* START Provided data *

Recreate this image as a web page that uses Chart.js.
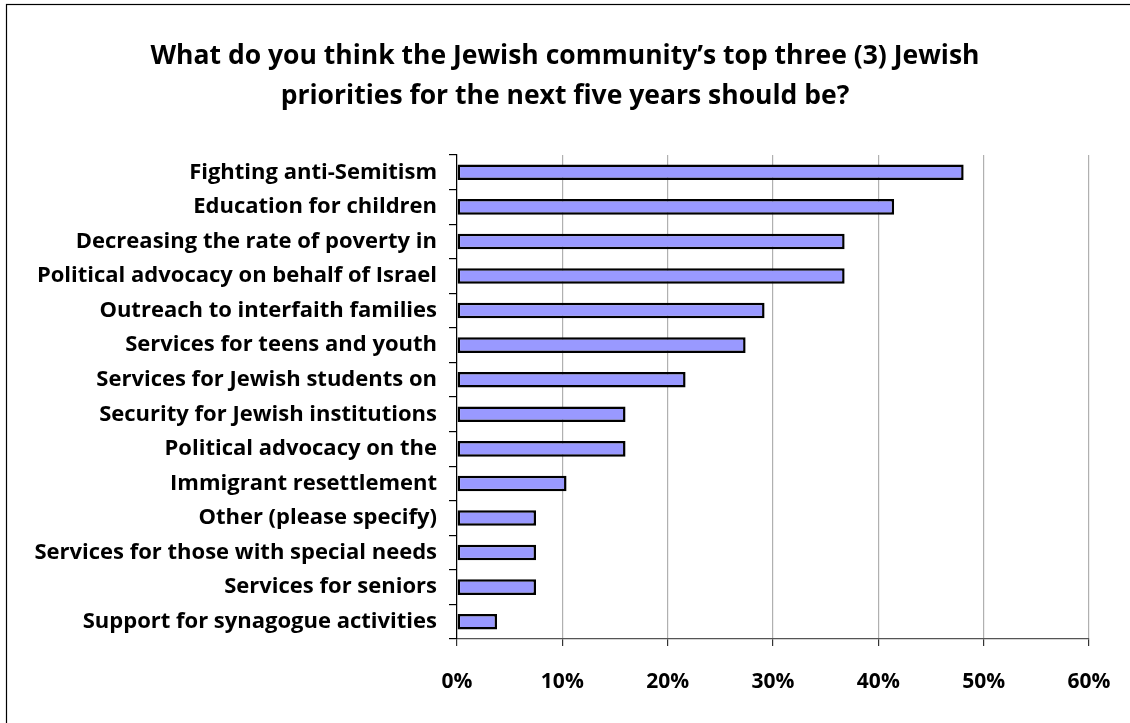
<!DOCTYPE html>
<html>
<head>
<meta charset="utf-8">
<script src="https://cdn.jsdelivr.net/npm/chart.js@4.4.1/dist/chart.umd.min.js"></script>
<style>
html,body{margin:0;padding:0;background:#fff;}
#wrap{width:1130px;height:723px;position:relative;}
</style>
</head>
<body>
<div id="wrap"><canvas id="c" width="1130" height="723"></canvas></div>
<script>
const categories = [
  "Fighting anti-Semitism",
  "Education for children",
  "Decreasing the rate of poverty in",
  "Political advocacy on behalf of Israel",
  "Outreach to interfaith families",
  "Services for teens and youth",
  "Services for Jewish students on",
  "Security for Jewish institutions",
  "Political advocacy on the",
  "Immigrant resettlement",
  "Other (please specify)",
  "Services for those with special needs",
  "Services for seniors",
  "Support for synagogue activities"
];
const values = [48.1, 41.5, 36.8, 36.8, 29.2, 27.4, 21.7, 16.0, 16.0, 10.4, 7.5, 7.5, 7.5, 3.8];
const xTicks = [0, 10, 20, 30, 40, 50, 60];
const titleLines = [
  "What do you think the Jewish community\u2019s top three (3) Jewish",
  "priorities for the next five years should be?"
];

const FONT = "'Open Sans'";

const borderPlugin = {
  id: 'outerBorder',
  afterDraw(chart) {
    const ctx = chart.ctx;
    ctx.save();
    ctx.strokeStyle = '#000';
    ctx.lineWidth = 1.2;
    ctx.strokeRect(6.5, 4.5, 1130, 730);
    ctx.restore();
  }
};

new Chart(document.getElementById('c'), {
  type: 'bar',
  data: {
    labels: categories,
    datasets: [{
      data: values,
      backgroundColor: '#9999FF',
      borderColor: '#000000',
      borderWidth: 2.5,
      borderSkipped: false,
      categoryPercentage: 1.0,
      barPercentage: 0.45
    }]
  },
  options: {
    indexAxis: 'y',
    responsive: false,
    animation: false,
    layout: { padding: { left: 0, right: 0, top: 4, bottom: 0 } },
    plugins: {
      legend: { display: false },
      tooltip: { enabled: false },
      title: {
        display: true,
        text: titleLines,
        color: '#000',
        font: { family: FONT, size: 26.5, weight: 'bold', lineHeight: 1.5 },
        padding: { top: 33, bottom: 38.5 }
      }
    },
    scales: {
      x: {
        type: 'linear',
        min: 0,
        max: 60,
        afterBuildTicks(scale) { scale.ticks = xTicks.map(v => ({ value: v })); },
        afterFit(scale) { scale.height = 723 - 639; scale.paddingRight = 41; },
        ticks: {
          callback: v => v + '%',
          color: '#000',
          font: { family: FONT, size: 21, weight: 'bold' },
          padding: 23,
          maxRotation: 0
        },
        grid: {
          color: '#b0b0b0',
          lineWidth: 1.2,
          drawTicks: true,
          tickLength: 7,
          tickColor: '#333'
        },
        border: { display: true, color: '#555', width: 1.2 }
      },
      y: {
        afterFit(scale) { scale.width = 457; },
        ticks: {
          color: '#000',
          font: { family: FONT, size: 22, weight: 'bold' },
          padding: 12,
          autoSkip: false
        },
        grid: {
          offset: true,
          drawOnChartArea: false,
          drawTicks: true,
          tickLength: 8,
          tickColor: '#000',
          lineWidth: 1.2
        },
        border: { display: true, color: '#000', width: 1.2 }
      }
    }
  },
  plugins: [borderPlugin]
});
</script>
</body>
</html>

* END Provided data *

**Given exercise**.
Set the listing down in full and exactly. Pictures within it should not appear in the copy.

**Correct output**.
Recreate this image as a web page that uses Chart.js.
<!DOCTYPE html>
<html>
<head>
<meta charset="utf-8">
<script src="https://cdn.jsdelivr.net/npm/chart.js@4.4.1/dist/chart.umd.min.js"></script>
<style>
html,body{margin:0;padding:0;background:#fff;}
#wrap{width:1130px;height:723px;position:relative;}
</style>
</head>
<body>
<div id="wrap"><canvas id="c" width="1130" height="723"></canvas></div>
<script>
const categories = [
  "Fighting anti-Semitism",
  "Education for children",
  "Decreasing the rate of poverty in",
  "Political advocacy on behalf of Israel",
  "Outreach to interfaith families",
  "Services for teens and youth",
  "Services for Jewish students on",
  "Security for Jewish institutions",
  "Political advocacy on the",
  "Immigrant resettlement",
  "Other (please specify)",
  "Services for those with special needs",
  "Services for seniors",
  "Support for synagogue activities"
];
const values = [48.1, 41.5, 36.8, 36.8, 29.2, 27.4, 21.7, 16.0, 16.0, 10.4, 7.5, 7.5, 7.5, 3.8];
const xTicks = [0, 10, 20, 30, 40, 50, 60];
const titleLines = [
  "What do you think the Jewish community\u2019s top three (3) Jewish",
  "priorities for the next five years should be?"
];

const FONT = "'Open Sans'";

const borderPlugin = {
  id: 'outerBorder',
  afterDraw(chart) {
    const ctx = chart.ctx;
    ctx.save();
    ctx.strokeStyle = '#000';
    ctx.lineWidth = 1.2;
    ctx.strokeRect(6.5, 4.5, 1130, 730);
    ctx.restore();
  }
};

new Chart(document.getElementById('c'), {
  type: 'bar',
  data: {
    labels: categories,
    datasets: [{
      data: values,
      backgroundColor: '#9999FF',
      borderColor: '#000000',
      borderWidth: 2.5,
      borderSkipped: false,
      categoryPercentage: 1.0,
      barPercentage: 0.45
    }]
  },
  options: {
    indexAxis: 'y',
    responsive: false,
    animation: false,
    layout: { padding: { left: 0, right: 0, top: 4, bottom: 0 } },
    plugins: {
      legend: { display: false },
      tooltip: { enabled: false },
      title: {
        display: true,
        text: titleLines,
        color: '#000',
        font: { family: FONT, size: 26.5, weight: 'bold', lineHeight: 1.5 },
        padding: { top: 33, bottom: 38.5 }
      }
    },
    scales: {
      x: {
        type: 'linear',
        min: 0,
        max: 60,
        afterBuildTicks(scale) { scale.ticks = xTicks.map(v => ({ value: v })); },
        afterFit(scale) { scale.height = 723 - 639; scale.paddingRight = 41; },
        ticks: {
          callback: v => v + '%',
          color: '#000',
          font: { family: FONT, size: 21, weight: 'bold' },
          padding: 23,
          maxRotation: 0
        },
        grid: {
          color: '#b0b0b0',
          lineWidth: 1.2,
          drawTicks: true,
          tickLength: 7,
          tickColor: '#333'
        },
        border: { display: true, color: '#555', width: 1.2 }
      },
      y: {
        afterFit(scale) { scale.width = 457; },
        ticks: {
          color: '#000',
          font: { family: FONT, size: 22, weight: 'bold' },
          padding: 12,
          autoSkip: false
        },
        grid: {
          offset: true,
          drawOnChartArea: false,
          drawTicks: true,
          tickLength: 8,
          tickColor: '#000',
          lineWidth: 1.2
        },
        border: { display: true, color: '#000', width: 1.2 }
      }
    }
  },
  plugins: [borderPlugin]
});
</script>
</body>
</html>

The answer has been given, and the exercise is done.